Why Congress Is Pressuring Trial Offers
By Richard Parkin
As one of the most rapidly developing forms of marketing, Direct Response campaigns often move ahead of regulation, leaving regulatory and legal bodies with no choice but to catch up later down the line.
While the relatively slow development of law prevents a more proactive approach, changes to marketing regulations can still leave Direct Response businesses in a difficult position, suddenly needing to adjust their business models overnight in order to accommodate for unexpected legal changes – or potentially receiving surprise lawsuits about completely unnoticed new regulations.
In this blog, we’re taking a look at one of the most overlooked and misunderstood regulations for Direct Response- the Restore Online Shoppers’ Confidence Act (ROSCA).
Understanding ROSCA for Direct Response
As the act’s name suggests, ROSCA was designed to provide online shoppers with a greater level of security, removing some frequently abused financial provisions, and requiring marketers to provide a greater level of disclosure about the terms and conditions applying to their offers.
A fairly wide-ranging act, ROSCA prohibits several major sales practices, including the following:
Undisclosed Terms/ Conditions: Customers now must be made fully aware of any key terms and conditions for the transaction that they’re about to complete. While marketers may not be obligated to explain minor technical details, they are required to disclose comprehensive information about payment terms, contract length, service availability and similar.
This prevents merchants from hiding key information in the small print – you can’t advertise a ‘free trial’ for one product, but then note in the terms and conditions that the user is obliged to buy a second, full-price product to claim the trial, for instance.
Unexpected Memberships: Expanding on the above, marketers cannot automatically enroll buyers into a membership with recurrent billing of any kind, unless they acquire explicit, opt-in, and proactive consent from the user (again with full disclosure of all terms).

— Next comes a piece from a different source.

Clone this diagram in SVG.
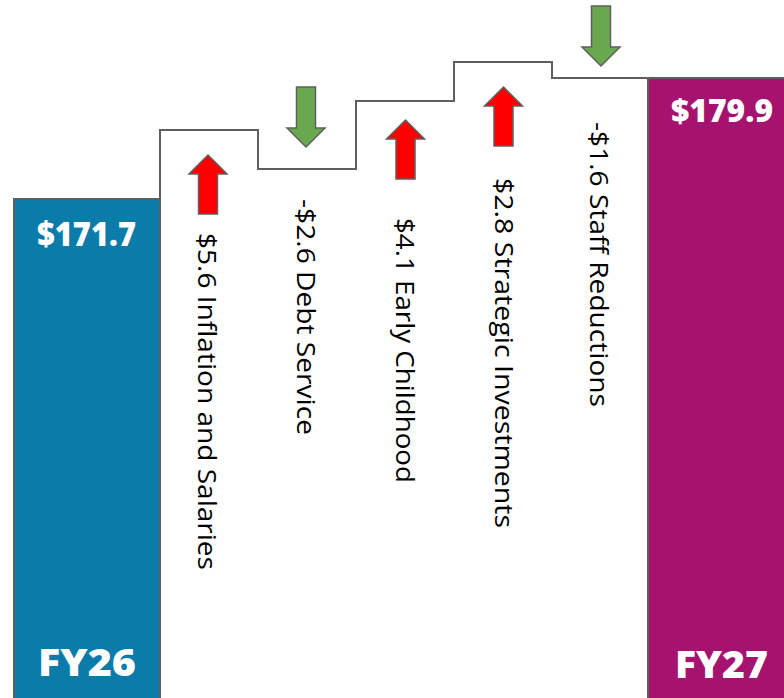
<svg xmlns="http://www.w3.org/2000/svg" width="784" height="698" viewBox="0 0 784 698">
<style>
.bar-line{fill:none;stroke:#5f5f5f;stroke-width:2}
.up{fill:#ff0000;stroke:#5f5f5f;stroke-width:1.5}
.down{fill:#6aa84f;stroke:#5f5f5f;stroke-width:1.5}
.lbl{font-family:"Open Sans","Noto Sans",sans-serif;font-size:26px;fill:#000}
.val{font-family:"Open Sans","Noto Sans",sans-serif;font-weight:800;fill:#fff;text-anchor:start}
</style>
<defs>
<path id="upArrow" d="M0,0 L19,19 L9.5,19 L9.5,59 L-9.5,59 L-9.5,19 L-19,19 Z"/>
<path id="downArrow" d="M0,0 L-19,-19 L-9.5,-19 L-9.5,-60 L9.5,-60 L9.5,-19 L19,-19 Z"/>
</defs>
<rect width="784" height="698" fill="#fff"/>
<g id="fy26">
<rect x="14" y="199" width="146" height="500" fill="#0b7baa"/>
<path class="bar-line" d="M14,699 V199 H160 V699"/>
<text class="val" x="37" y="246" font-size="33" textLength="99" lengthAdjust="spacingAndGlyphs">$171.7</text>
<text class="val" x="38" y="676" font-size="37" textLength="98" lengthAdjust="spacingAndGlyphs">FY26</text>
</g>
<g id="fy27">
<rect x="648" y="78" width="137" height="621" fill="#a6136f"/>
<path class="bar-line" d="M648,699 V78 H785"/>
<text class="val" x="671" y="122" font-size="32" textLength="102" lengthAdjust="spacingAndGlyphs">$179.9</text>
<text class="val" x="675" y="678" font-size="37" textLength="93" lengthAdjust="spacingAndGlyphs">FY27</text>
</g>
<g id="connectors">
<path class="bar-line" d="M160,199 V130 H258 V169 H356 V101 H454 V62 H552 V78 H648"/>
</g>
<g id="inflation">
<use href="#upArrow" class="up" x="208" y="155"/>
<text class="lbl" transform="translate(198,233) rotate(90)" textLength="337" lengthAdjust="spacingAndGlyphs">$5.6 Inflation and Salaries</text>
</g>
<g id="debt">
<use href="#downArrow" class="down" x="306" y="147"/>
<text class="lbl" transform="translate(297,199) rotate(90)" textLength="236" lengthAdjust="spacingAndGlyphs">-$2.6 Debt Service</text>
</g>
<g id="early">
<use href="#upArrow" class="up" x="405.5" y="120"/>
<text class="lbl" transform="translate(396,218) rotate(90)" textLength="265" lengthAdjust="spacingAndGlyphs">$4.1 Early Childhood</text>
</g>
<g id="strategic">
<use href="#upArrow" class="up" x="503.5" y="87"/>
<text class="lbl" transform="translate(495,178) rotate(90)" textLength="350" lengthAdjust="spacingAndGlyphs">$2.8 Strategic Investments</text>
</g>
<g id="staff">
<use href="#downArrow" class="down" x="601" y="66"/>
<text class="lbl" transform="translate(590,122) rotate(90)" textLength="285" lengthAdjust="spacingAndGlyphs">-$1.6 Staff Reductions</text>
</g>
</svg>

Unstoppable Subscriptions: Along with applying unexpected memberships, many marketers have historically made it extremely difficult/ impossible for users to cancel their unwanted memberships. ROSCA forbids this, requiring marketers to offer simple, quick cancellation options.
While marketers aren’t necessarily obligated to make cancelling a membership as simple as a single click (consider how companies like Amazon require users to go through screen after screen of requests), it’s worth being wary here. Every level of difficulty added to your cancellation process increases your risk: if your process is overly difficult, customers aren’t going to decide to keep paying – they’re going to issue a chargeback request.
Despite being passed in 2010, many marketers still haven’t adjusted to the act, and prosecutions are far from rare. In 2019, as an example, the FTC fined noncompliant companies over $100 million for misleading customers.
Finding that the company in question offered buyers a ‘free trial’, before signing them up to an undisclosed, automatically-billing subscription, the FTC demanded an immediate turnover of assets, banned the defendants from operating any similar business, and issued vast-scale fines.
In other words, compliance with ROSCA is absolutely essential, particularly within Direct Response, where many marketers still run completely non-compliant marketing, unfairly charging customers while risking immediate shutdown.
Potential Regulations for Direct Response
Of course, ROSCA wasn’t the first or last legal change to affect Direct Response. An ongoing case aims to challenge one of the most common and effective Direct Response practices: using a countdown timer at checkout.
Designed to motivate customers to buy by telling them that their opportunity to purchase is rapidly coming to an end, countdown timers often vastly increase conversion rates.
The suit alleges, however, that the use of countdown timers is an unfair marketing practice, with the countdowns typically not reflecting any real product scarcity or expiration.
While the case is still being reviewed, it’s fair to say that the vast majority of Direct Response marketers should be paying attention to what’s going on. If the case rules against countdown timers, marketers will need to act fast to resolve the issue, while a successful defence should allow marketers to better understand how countdown timers can be used across their offers.